Required work:
Can the data below be set down again exactly, line for line?

========================================================================

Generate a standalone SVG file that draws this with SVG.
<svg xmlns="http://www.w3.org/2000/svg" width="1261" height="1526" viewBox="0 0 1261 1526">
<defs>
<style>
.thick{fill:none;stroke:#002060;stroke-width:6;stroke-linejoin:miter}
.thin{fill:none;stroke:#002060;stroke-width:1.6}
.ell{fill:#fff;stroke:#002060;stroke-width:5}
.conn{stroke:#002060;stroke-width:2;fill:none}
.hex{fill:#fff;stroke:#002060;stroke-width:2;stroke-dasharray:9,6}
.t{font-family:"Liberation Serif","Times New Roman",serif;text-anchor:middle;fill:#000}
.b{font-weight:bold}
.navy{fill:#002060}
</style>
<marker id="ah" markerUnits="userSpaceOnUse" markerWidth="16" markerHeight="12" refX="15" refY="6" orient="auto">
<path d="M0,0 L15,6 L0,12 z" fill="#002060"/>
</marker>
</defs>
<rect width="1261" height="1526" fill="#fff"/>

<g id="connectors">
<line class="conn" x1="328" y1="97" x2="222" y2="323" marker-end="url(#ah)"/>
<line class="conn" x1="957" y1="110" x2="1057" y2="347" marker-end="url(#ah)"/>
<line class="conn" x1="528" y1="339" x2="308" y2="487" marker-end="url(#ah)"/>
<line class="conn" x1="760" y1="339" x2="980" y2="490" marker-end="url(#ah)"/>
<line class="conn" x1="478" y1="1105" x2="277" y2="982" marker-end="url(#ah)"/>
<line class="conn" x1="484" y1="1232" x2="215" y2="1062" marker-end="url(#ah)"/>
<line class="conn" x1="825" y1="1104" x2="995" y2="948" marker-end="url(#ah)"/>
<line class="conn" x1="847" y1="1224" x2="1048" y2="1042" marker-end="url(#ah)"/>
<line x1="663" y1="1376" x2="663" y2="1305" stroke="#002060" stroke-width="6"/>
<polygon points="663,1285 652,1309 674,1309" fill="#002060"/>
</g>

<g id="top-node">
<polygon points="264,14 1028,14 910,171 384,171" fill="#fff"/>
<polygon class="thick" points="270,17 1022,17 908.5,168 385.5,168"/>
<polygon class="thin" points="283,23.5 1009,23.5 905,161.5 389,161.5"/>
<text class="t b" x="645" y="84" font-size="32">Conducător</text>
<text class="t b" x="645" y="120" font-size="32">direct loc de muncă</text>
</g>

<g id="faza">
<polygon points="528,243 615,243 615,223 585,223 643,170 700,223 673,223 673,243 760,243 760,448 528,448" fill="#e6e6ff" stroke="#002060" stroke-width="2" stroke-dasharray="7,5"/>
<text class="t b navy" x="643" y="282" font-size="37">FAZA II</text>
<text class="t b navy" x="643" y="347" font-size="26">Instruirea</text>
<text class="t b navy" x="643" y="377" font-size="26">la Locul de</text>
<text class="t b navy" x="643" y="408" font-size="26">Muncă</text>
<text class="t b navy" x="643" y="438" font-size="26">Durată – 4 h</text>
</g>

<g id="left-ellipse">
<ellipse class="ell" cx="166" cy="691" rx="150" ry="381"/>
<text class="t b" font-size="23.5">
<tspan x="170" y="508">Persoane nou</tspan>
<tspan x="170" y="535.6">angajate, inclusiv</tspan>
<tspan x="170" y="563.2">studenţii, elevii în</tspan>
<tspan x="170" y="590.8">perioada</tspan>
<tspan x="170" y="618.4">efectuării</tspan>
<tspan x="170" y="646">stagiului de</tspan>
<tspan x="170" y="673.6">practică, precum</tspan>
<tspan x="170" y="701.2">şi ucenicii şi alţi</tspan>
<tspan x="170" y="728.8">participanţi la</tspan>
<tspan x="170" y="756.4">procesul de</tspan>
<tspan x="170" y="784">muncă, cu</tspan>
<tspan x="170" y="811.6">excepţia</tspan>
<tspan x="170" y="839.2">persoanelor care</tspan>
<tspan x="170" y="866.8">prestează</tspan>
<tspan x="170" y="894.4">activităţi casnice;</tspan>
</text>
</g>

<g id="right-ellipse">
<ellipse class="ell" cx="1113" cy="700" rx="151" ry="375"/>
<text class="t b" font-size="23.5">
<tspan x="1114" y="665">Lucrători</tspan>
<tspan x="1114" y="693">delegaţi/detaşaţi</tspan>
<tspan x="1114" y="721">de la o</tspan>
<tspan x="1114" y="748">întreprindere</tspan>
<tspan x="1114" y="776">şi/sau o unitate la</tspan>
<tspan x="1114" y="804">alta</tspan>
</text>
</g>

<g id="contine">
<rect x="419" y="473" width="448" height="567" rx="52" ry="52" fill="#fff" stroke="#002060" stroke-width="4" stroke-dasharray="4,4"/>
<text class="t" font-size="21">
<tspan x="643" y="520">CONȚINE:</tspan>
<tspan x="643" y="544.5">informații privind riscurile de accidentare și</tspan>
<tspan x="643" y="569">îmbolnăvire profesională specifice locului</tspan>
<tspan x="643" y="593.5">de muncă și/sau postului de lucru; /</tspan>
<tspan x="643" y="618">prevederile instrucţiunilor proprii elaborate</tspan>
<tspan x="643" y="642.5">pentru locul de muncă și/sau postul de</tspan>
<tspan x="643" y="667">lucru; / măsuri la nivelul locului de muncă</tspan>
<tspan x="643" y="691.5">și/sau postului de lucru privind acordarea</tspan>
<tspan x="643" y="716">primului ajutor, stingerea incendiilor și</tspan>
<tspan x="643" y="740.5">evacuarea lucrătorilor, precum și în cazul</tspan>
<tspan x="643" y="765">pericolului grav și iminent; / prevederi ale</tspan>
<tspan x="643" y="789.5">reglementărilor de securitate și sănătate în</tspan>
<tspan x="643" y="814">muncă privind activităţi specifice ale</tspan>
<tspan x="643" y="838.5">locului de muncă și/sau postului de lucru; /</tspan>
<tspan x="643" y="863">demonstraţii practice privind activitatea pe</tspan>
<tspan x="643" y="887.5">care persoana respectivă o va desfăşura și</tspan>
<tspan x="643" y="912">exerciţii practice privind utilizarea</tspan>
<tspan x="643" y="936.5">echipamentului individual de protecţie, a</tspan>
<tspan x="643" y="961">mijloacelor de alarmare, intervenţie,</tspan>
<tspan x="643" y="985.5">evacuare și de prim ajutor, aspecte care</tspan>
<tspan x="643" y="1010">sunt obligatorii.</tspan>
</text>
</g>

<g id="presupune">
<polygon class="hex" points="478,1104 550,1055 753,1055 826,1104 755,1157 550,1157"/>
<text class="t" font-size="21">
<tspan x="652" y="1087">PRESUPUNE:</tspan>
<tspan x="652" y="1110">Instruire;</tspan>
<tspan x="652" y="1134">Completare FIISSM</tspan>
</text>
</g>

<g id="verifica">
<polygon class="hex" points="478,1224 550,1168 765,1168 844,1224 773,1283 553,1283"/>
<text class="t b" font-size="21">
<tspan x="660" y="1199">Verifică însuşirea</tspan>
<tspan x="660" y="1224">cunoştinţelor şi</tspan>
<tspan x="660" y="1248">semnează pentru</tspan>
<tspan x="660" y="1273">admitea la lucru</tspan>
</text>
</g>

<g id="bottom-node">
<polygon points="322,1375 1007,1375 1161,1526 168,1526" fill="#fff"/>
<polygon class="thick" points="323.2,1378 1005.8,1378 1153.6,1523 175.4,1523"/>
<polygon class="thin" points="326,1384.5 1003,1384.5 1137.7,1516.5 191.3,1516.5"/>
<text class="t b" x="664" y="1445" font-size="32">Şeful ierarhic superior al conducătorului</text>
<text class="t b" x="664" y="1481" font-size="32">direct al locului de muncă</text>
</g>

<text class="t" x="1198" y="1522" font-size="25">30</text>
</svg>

========================================================================

Full response:
Generate a standalone SVG file that draws this with SVG.
<svg xmlns="http://www.w3.org/2000/svg" width="1261" height="1526" viewBox="0 0 1261 1526">
<defs>
<style>
.thick{fill:none;stroke:#002060;stroke-width:6;stroke-linejoin:miter}
.thin{fill:none;stroke:#002060;stroke-width:1.6}
.ell{fill:#fff;stroke:#002060;stroke-width:5}
.conn{stroke:#002060;stroke-width:2;fill:none}
.hex{fill:#fff;stroke:#002060;stroke-width:2;stroke-dasharray:9,6}
.t{font-family:"Liberation Serif","Times New Roman",serif;text-anchor:middle;fill:#000}
.b{font-weight:bold}
.navy{fill:#002060}
</style>
<marker id="ah" markerUnits="userSpaceOnUse" markerWidth="16" markerHeight="12" refX="15" refY="6" orient="auto">
<path d="M0,0 L15,6 L0,12 z" fill="#002060"/>
</marker>
</defs>
<rect width="1261" height="1526" fill="#fff"/>

<g id="connectors">
<line class="conn" x1="328" y1="97" x2="222" y2="323" marker-end="url(#ah)"/>
<line class="conn" x1="957" y1="110" x2="1057" y2="347" marker-end="url(#ah)"/>
<line class="conn" x1="528" y1="339" x2="308" y2="487" marker-end="url(#ah)"/>
<line class="conn" x1="760" y1="339" x2="980" y2="490" marker-end="url(#ah)"/>
<line class="conn" x1="478" y1="1105" x2="277" y2="982" marker-end="url(#ah)"/>
<line class="conn" x1="484" y1="1232" x2="215" y2="1062" marker-end="url(#ah)"/>
<line class="conn" x1="825" y1="1104" x2="995" y2="948" marker-end="url(#ah)"/>
<line class="conn" x1="847" y1="1224" x2="1048" y2="1042" marker-end="url(#ah)"/>
<line x1="663" y1="1376" x2="663" y2="1305" stroke="#002060" stroke-width="6"/>
<polygon points="663,1285 652,1309 674,1309" fill="#002060"/>
</g>

<g id="top-node">
<polygon points="264,14 1028,14 910,171 384,171" fill="#fff"/>
<polygon class="thick" points="270,17 1022,17 908.5,168 385.5,168"/>
<polygon class="thin" points="283,23.5 1009,23.5 905,161.5 389,161.5"/>
<text class="t b" x="645" y="84" font-size="32">Conducător</text>
<text class="t b" x="645" y="120" font-size="32">direct loc de muncă</text>
</g>

<g id="faza">
<polygon points="528,243 615,243 615,223 585,223 643,170 700,223 673,223 673,243 760,243 760,448 528,448" fill="#e6e6ff" stroke="#002060" stroke-width="2" stroke-dasharray="7,5"/>
<text class="t b navy" x="643" y="282" font-size="37">FAZA II</text>
<text class="t b navy" x="643" y="347" font-size="26">Instruirea</text>
<text class="t b navy" x="643" y="377" font-size="26">la Locul de</text>
<text class="t b navy" x="643" y="408" font-size="26">Muncă</text>
<text class="t b navy" x="643" y="438" font-size="26">Durată – 4 h</text>
</g>

<g id="left-ellipse">
<ellipse class="ell" cx="166" cy="691" rx="150" ry="381"/>
<text class="t b" font-size="23.5">
<tspan x="170" y="508">Persoane nou</tspan>
<tspan x="170" y="535.6">angajate, inclusiv</tspan>
<tspan x="170" y="563.2">studenţii, elevii în</tspan>
<tspan x="170" y="590.8">perioada</tspan>
<tspan x="170" y="618.4">efectuării</tspan>
<tspan x="170" y="646">stagiului de</tspan>
<tspan x="170" y="673.6">practică, precum</tspan>
<tspan x="170" y="701.2">şi ucenicii şi alţi</tspan>
<tspan x="170" y="728.8">participanţi la</tspan>
<tspan x="170" y="756.4">procesul de</tspan>
<tspan x="170" y="784">muncă, cu</tspan>
<tspan x="170" y="811.6">excepţia</tspan>
<tspan x="170" y="839.2">persoanelor care</tspan>
<tspan x="170" y="866.8">prestează</tspan>
<tspan x="170" y="894.4">activităţi casnice;</tspan>
</text>
</g>

<g id="right-ellipse">
<ellipse class="ell" cx="1113" cy="700" rx="151" ry="375"/>
<text class="t b" font-size="23.5">
<tspan x="1114" y="665">Lucrători</tspan>
<tspan x="1114" y="693">delegaţi/detaşaţi</tspan>
<tspan x="1114" y="721">de la o</tspan>
<tspan x="1114" y="748">întreprindere</tspan>
<tspan x="1114" y="776">şi/sau o unitate la</tspan>
<tspan x="1114" y="804">alta</tspan>
</text>
</g>

<g id="contine">
<rect x="419" y="473" width="448" height="567" rx="52" ry="52" fill="#fff" stroke="#002060" stroke-width="4" stroke-dasharray="4,4"/>
<text class="t" font-size="21">
<tspan x="643" y="520">CONȚINE:</tspan>
<tspan x="643" y="544.5">informații privind riscurile de accidentare și</tspan>
<tspan x="643" y="569">îmbolnăvire profesională specifice locului</tspan>
<tspan x="643" y="593.5">de muncă și/sau postului de lucru; /</tspan>
<tspan x="643" y="618">prevederile instrucţiunilor proprii elaborate</tspan>
<tspan x="643" y="642.5">pentru locul de muncă și/sau postul de</tspan>
<tspan x="643" y="667">lucru; / măsuri la nivelul locului de muncă</tspan>
<tspan x="643" y="691.5">și/sau postului de lucru privind acordarea</tspan>
<tspan x="643" y="716">primului ajutor, stingerea incendiilor și</tspan>
<tspan x="643" y="740.5">evacuarea lucrătorilor, precum și în cazul</tspan>
<tspan x="643" y="765">pericolului grav și iminent; / prevederi ale</tspan>
<tspan x="643" y="789.5">reglementărilor de securitate și sănătate în</tspan>
<tspan x="643" y="814">muncă privind activităţi specifice ale</tspan>
<tspan x="643" y="838.5">locului de muncă și/sau postului de lucru; /</tspan>
<tspan x="643" y="863">demonstraţii practice privind activitatea pe</tspan>
<tspan x="643" y="887.5">care persoana respectivă o va desfăşura și</tspan>
<tspan x="643" y="912">exerciţii practice privind utilizarea</tspan>
<tspan x="643" y="936.5">echipamentului individual de protecţie, a</tspan>
<tspan x="643" y="961">mijloacelor de alarmare, intervenţie,</tspan>
<tspan x="643" y="985.5">evacuare și de prim ajutor, aspecte care</tspan>
<tspan x="643" y="1010">sunt obligatorii.</tspan>
</text>
</g>

<g id="presupune">
<polygon class="hex" points="478,1104 550,1055 753,1055 826,1104 755,1157 550,1157"/>
<text class="t" font-size="21">
<tspan x="652" y="1087">PRESUPUNE:</tspan>
<tspan x="652" y="1110">Instruire;</tspan>
<tspan x="652" y="1134">Completare FIISSM</tspan>
</text>
</g>

<g id="verifica">
<polygon class="hex" points="478,1224 550,1168 765,1168 844,1224 773,1283 553,1283"/>
<text class="t b" font-size="21">
<tspan x="660" y="1199">Verifică însuşirea</tspan>
<tspan x="660" y="1224">cunoştinţelor şi</tspan>
<tspan x="660" y="1248">semnează pentru</tspan>
<tspan x="660" y="1273">admitea la lucru</tspan>
</text>
</g>

<g id="bottom-node">
<polygon points="322,1375 1007,1375 1161,1526 168,1526" fill="#fff"/>
<polygon class="thick" points="323.2,1378 1005.8,1378 1153.6,1523 175.4,1523"/>
<polygon class="thin" points="326,1384.5 1003,1384.5 1137.7,1516.5 191.3,1516.5"/>
<text class="t b" x="664" y="1445" font-size="32">Şeful ierarhic superior al conducătorului</text>
<text class="t b" x="664" y="1481" font-size="32">direct al locului de muncă</text>
</g>

<text class="t" x="1198" y="1522" font-size="25">30</text>
</svg>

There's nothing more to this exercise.